W niedzielę 23 kwietnia przed godziną 20.00 kierujący osobówką poinformował policjantów, o jadącym „wężykiem” samochodzie marki Peugeot. Mundurowi ruszyli we wskazanym kierunku i po chwili zauważyli opisywane auto. Kierujący Peugeotem mężczyzna początkowo nie chciał opuścić swego auta i twierdził, że nic się nie stało. W międzyczasie policjanci zauważyli stojący za nim uszkodzony samochód marki Hyundai i stwierdzili, że jednak „coś” się stało.

 

Jak się okazało się, kierujący Peugeotem 60-latek zatrzymał się na przejściu dla pieszych i chcąc z niego zjechać cofnął. Niestety nie zauważył stojącego za nim Hyundaia i uderzył w jego przód. Bardzo szybko policjanci ustalili dlaczego 60-latek nie zauważył stojącego za jego autem innego samochodu. Okazało się, że mężczyzna miał prawie 3 promile alkoholu w wydychanym powietrzu. Kolizję zarejestrowała kamera miejskiego monitoringu.

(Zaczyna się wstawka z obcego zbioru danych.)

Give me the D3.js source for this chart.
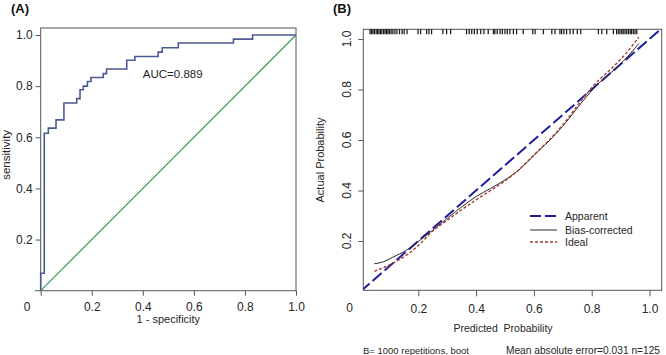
<!DOCTYPE html>
<html>
<head>
<meta charset="utf-8">
<script src="https://cdn.jsdelivr.net/npm/d3@7"></script>
<style>
  html, body { margin: 0; padding: 0; background: #fff; }
  svg { display: block; font-family: "Liberation Sans", Arial, sans-serif; }
</style>
</head>
<body>
<svg id="chart" width="666" height="355"></svg>
<script>
// ---------- DATA ----------
// Panel A: ROC curve (1-specificity, sensitivity) step points
const rocFpr  = [0, 0, 0.014, 0.014, 0.030, 0.030, 0.060, 0.060, 0.091, 0.091, 0.141, 0.141, 0.154, 0.154, 0.167, 0.167, 0.183, 0.183, 0.197, 0.197, 0.245, 0.245, 0.258, 0.258, 0.337, 0.337, 0.369, 0.369, 0.460, 0.460, 0.476, 0.476, 0.539, 0.539, 0.755, 0.755, 0.830, 0.830, 1.0];
const rocSens = [0, 0.068, 0.068, 0.616, 0.616, 0.636, 0.636, 0.668, 0.668, 0.734, 0.734, 0.751, 0.751, 0.786, 0.786, 0.800, 0.800, 0.818, 0.818, 0.834, 0.834, 0.849, 0.849, 0.867, 0.867, 0.901, 0.901, 0.916, 0.916, 0.933, 0.933, 0.950, 0.950, 0.969, 0.969, 0.984, 0.984, 1.0, 1.0];
const aucLabel = "AUC=0.889";
const ticksA = [0, 0.2, 0.4, 0.6, 0.8, 1.0];

// Panel B: calibration curves
const diagX = [0, 1.05];           // "Apparent" straight long-dashed line
const diagY = [0, 1.05];
const biasX = [0.048, 0.08, 0.11, 0.16, 0.20, 0.25, 0.30, 0.35, 0.40, 0.45, 0.50, 0.54, 0.575, 0.61, 0.656, 0.70, 0.77, 0.82, 0.87, 0.92, 0.963];
const biasY = [0.110, 0.118, 0.135, 0.164, 0.198, 0.243, 0.290, 0.335, 0.376, 0.408, 0.442, 0.474, 0.510, 0.550, 0.600, 0.655, 0.755, 0.820, 0.870, 0.925, 0.982];
const idealX = [0.048, 0.08, 0.10, 0.16, 0.20, 0.25, 0.30, 0.35, 0.40, 0.45, 0.50, 0.54, 0.575, 0.61, 0.656, 0.70, 0.77, 0.82, 0.87, 0.92, 0.963];
const idealY = [0.080, 0.095, 0.105, 0.145, 0.182, 0.240, 0.282, 0.324, 0.363, 0.400, 0.438, 0.474, 0.512, 0.552, 0.603, 0.660, 0.765, 0.832, 0.885, 0.945, 1.007];
const rugP = [0.033, 0.038, 0.043, 0.048, 0.054, 0.059, 0.064, 0.069, 0.074, 0.080, 0.085, 0.090, 0.095, 0.100, 0.106,
  0.112, 0.119, 0.126, 0.135, 0.144, 0.151, 0.161, 0.199, 0.208, 0.229, 0.237, 0.246, 0.285, 0.298, 0.312,
  0.367, 0.376, 0.385, 0.394, 0.404, 0.416, 0.427, 0.442, 0.460, 0.465, 0.473, 0.483, 0.491, 0.500, 0.508,
  0.517, 0.529, 0.540, 0.563, 0.596, 0.604, 0.633, 0.662, 0.673, 0.690, 0.696, 0.704, 0.713, 0.725, 0.736,
  0.750, 0.762, 0.823, 0.835, 0.852, 0.875, 0.886, 0.892, 0.898, 0.904, 0.909, 0.915, 0.921, 0.927, 0.933,
  0.938, 0.944, 0.950, 0.956];
const ticksB = [0.2, 0.4, 0.6, 0.8, 1.0];
const legendLabels = ["Apparent", "Bias-corrected", "Ideal"];
const footLeft = "B= 1000 repetitions, boot";
const footRight = "Mean absolute error=0.031 n=125";

// ---------- DRAW ----------
const svg = d3.select("#chart");
const txt = "#262626";
const axisCol = "#555";
const fmt = d3.format(".1f");

// ===== Panel A =====
const xA = d3.scaleLinear().domain([0, 1]).range([40.7, 296]);
const yA = d3.scaleLinear().domain([0, 1]).range([290.7, 35]);
const gA = svg.append("g");

gA.append("rect").attr("x", xA(0)).attr("y", 28).attr("width", xA(1) - xA(0)).attr("height", yA(0) - 28)
  .attr("fill", "none").attr("stroke", axisCol).attr("stroke-width", 1);
gA.append("line").attr("x1", 35).attr("x2", xA(0)).attr("y1", yA(0)).attr("y2", yA(0)).attr("stroke", axisCol);

const axA_b = gA.append("g").attr("transform", `translate(0,${yA(0)})`)
  .call(d3.axisBottom(xA).tickValues(ticksA).tickSize(5).tickPadding(7).tickFormat(d => d === 0 ? "" : fmt(d)));
const axA_l = gA.append("g").attr("transform", `translate(${xA(0)},0)`)
  .call(d3.axisLeft(yA).tickValues(ticksA.slice(1)).tickSize(5).tickPadding(3).tickFormat(fmt));
[axA_b, axA_l].forEach(a => {
  a.select(".domain").remove();
  a.selectAll("line").attr("stroke", axisCol);
  a.selectAll("text").attr("fill", txt).style("font-size", "12px").style("font-family", "Liberation Sans, Arial, sans-serif");
});
gA.append("text").attr("x", 27).attr("y", 311).attr("text-anchor", "middle").attr("fill", txt)
  .style("font-size", "12px").text("0");

gA.append("line").attr("x1", xA(0)).attr("y1", yA(0)).attr("x2", xA(1)).attr("y2", yA(1))
  .attr("stroke", "#3d9b4f").attr("stroke-width", 1.2);
const rocLine = d3.line().x((d, i) => xA(rocFpr[i])).y((d, i) => yA(rocSens[i]));
gA.append("path").attr("d", rocLine(rocFpr)).attr("fill", "none")
  .attr("stroke", "#4c5a93").attr("stroke-width", 1.6);

gA.append("text").attr("x", xA(0.4)).attr("y", 78).attr("fill", txt).style("font-size", "11.5px").text(aucLabel);
gA.append("text").attr("x", xA(0.5)).attr("y", 323).attr("text-anchor", "middle").attr("fill", txt)
  .style("font-size", "11px").text("1 - specificity");
gA.append("text").attr("transform", `translate(10,${yA(0.5) - 8}) rotate(-90)`).attr("text-anchor", "middle")
  .attr("fill", txt).style("font-size", "11.5px").text("sensitivity");
gA.append("text").attr("x", 11).attr("y", 13).attr("fill", "#111").style("font-size", "13px")
  .style("font-weight", "bold").text("(A)");

// ===== Panel B =====
const xB = d3.scaleLinear().domain([0, 1]).range([360.5, 649.5]);
const yB = d3.scaleLinear().domain([0, 1]).range([291.5, 39]);
const gB = svg.append("g");
const fx0 = 363.3, fx1 = 661.7, fy0 = 29.3, fy1 = 290.3;

gB.append("defs").append("clipPath").attr("id", "clipB").append("rect")
  .attr("x", fx0).attr("y", fy0).attr("width", fx1 - fx0).attr("height", fy1 - fy0);
gB.append("rect").attr("x", fx0).attr("y", fy0).attr("width", fx1 - fx0).attr("height", fy1 - fy0)
  .attr("fill", "none").attr("stroke", axisCol).attr("stroke-width", 1);

const axB_b = gB.append("g").attr("transform", `translate(0,${fy1})`)
  .call(d3.axisBottom(xB).tickValues(ticksB).tickSize(6).tickPadding(8).tickFormat(fmt));
axB_b.select(".domain").remove();
axB_b.selectAll("line").attr("stroke", axisCol);
axB_b.selectAll("text").attr("fill", txt).style("font-size", "12px");
gB.append("text").attr("x", 349.7).attr("y", 312).attr("text-anchor", "middle").attr("fill", txt)
  .style("font-size", "12px").text("0");

const axB_l = gB.append("g").attr("transform", `translate(${fx0},0)`)
  .call(d3.axisLeft(yB).tickValues(ticksB).tickSize(5).tickFormat(""));
axB_l.select(".domain").remove();
axB_l.selectAll("line").attr("stroke", axisCol);
gB.selectAll("text.ylab").data(ticksB).join("text").attr("class", "ylab")
  .attr("transform", d => `translate(351,${yB(d)}) rotate(-90)`)
  .attr("text-anchor", "middle").attr("fill", txt).style("font-size", "12px").text(fmt);

gB.selectAll("line.rug").data(rugP).join("line").attr("class", "rug")
  .attr("x1", d => xB(d)).attr("x2", d => xB(d)).attr("y1", fy0).attr("y2", fy0 + 5)
  .attr("stroke", "#111").attr("stroke-width", 1.2);

const plotB = gB.append("g").attr("clip-path", "url(#clipB)");
const mkLine = (xs, ys) => d3.line().curve(d3.curveMonotoneX).x((d, i) => xB(xs[i])).y((d, i) => yB(ys[i]))(xs);
plotB.append("path").attr("d", mkLine(diagX, diagY)).attr("fill", "none")
  .attr("stroke", "#1f1f9e").attr("stroke-width", 2).attr("stroke-dasharray", "12,4");
plotB.append("path").attr("d", mkLine(biasX, biasY)).attr("fill", "none")
  .attr("stroke", "#2a2a2a").attr("stroke-width", 1);
plotB.append("path").attr("d", mkLine(idealX, idealY)).attr("fill", "none")
  .attr("stroke", "#a83a2e").attr("stroke-width", 1.4).attr("stroke-dasharray", "3,2");

const legY = [216, 230, 242];
const legStyles = [
  { c: "#1f1f9e", w: 2, d: "11,4" },
  { c: "#2a2a2a", w: 1, d: null },
  { c: "#a83a2e", w: 1.4, d: "3,2" }
];
legendLabels.forEach((lab, i) => {
  gB.append("line").attr("x1", 530).attr("x2", 557).attr("y1", legY[i]).attr("y2", legY[i])
    .attr("stroke", legStyles[i].c).attr("stroke-width", legStyles[i].w)
    .attr("stroke-dasharray", legStyles[i].d);
  gB.append("text").attr("x", 565).attr("y", legY[i]).attr("dy", "0.35em").attr("fill", txt)
    .style("font-size", "10.5px").text(lab);
});

gB.append("text").attr("x", 503).attr("y", 332).attr("text-anchor", "middle").attr("fill", txt)
  .style("font-size", "10.5px").text("Predicted\u00a0\u00a0Probability");
gB.append("text").attr("transform", `translate(324,160) rotate(-90)`).attr("text-anchor", "middle")
  .attr("fill", txt).style("font-size", "11px").text("Actual Probability");
gB.append("text").attr("x", 363).attr("y", 354).attr("fill", txt).style("font-size", "9.5px").text(footLeft);
gB.append("text").attr("x", 660).attr("y", 354).attr("text-anchor", "end").attr("fill", txt)
  .style("font-size", "10.2px").text(footRight);
gB.append("text").attr("x", 333).attr("y", 13).attr("fill", "#111").style("font-size", "13px")
  .style("font-weight", "bold").text("(B)");
</script>
</body>
</html>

Za kierowanie pojazdem w stanie nietrzeźwości i spowodowanie kolizji drogowej 60-latkowi grozi wysoka grzywna i kilkuletni zakaz kierowania pojazdami. To nie wszystkie konsekwencje. Mężczyzna będzie jeszcze musiał zapłacić co najmniej 5 tys. zł świadczenia pieniężnego na rzecz Funduszu Pomocy Pokrzywdzonym oraz Pomocy Postpenitencjarnej. Będzie też musiał pokryć wydatki związane z naprawą auta, w które uderzył.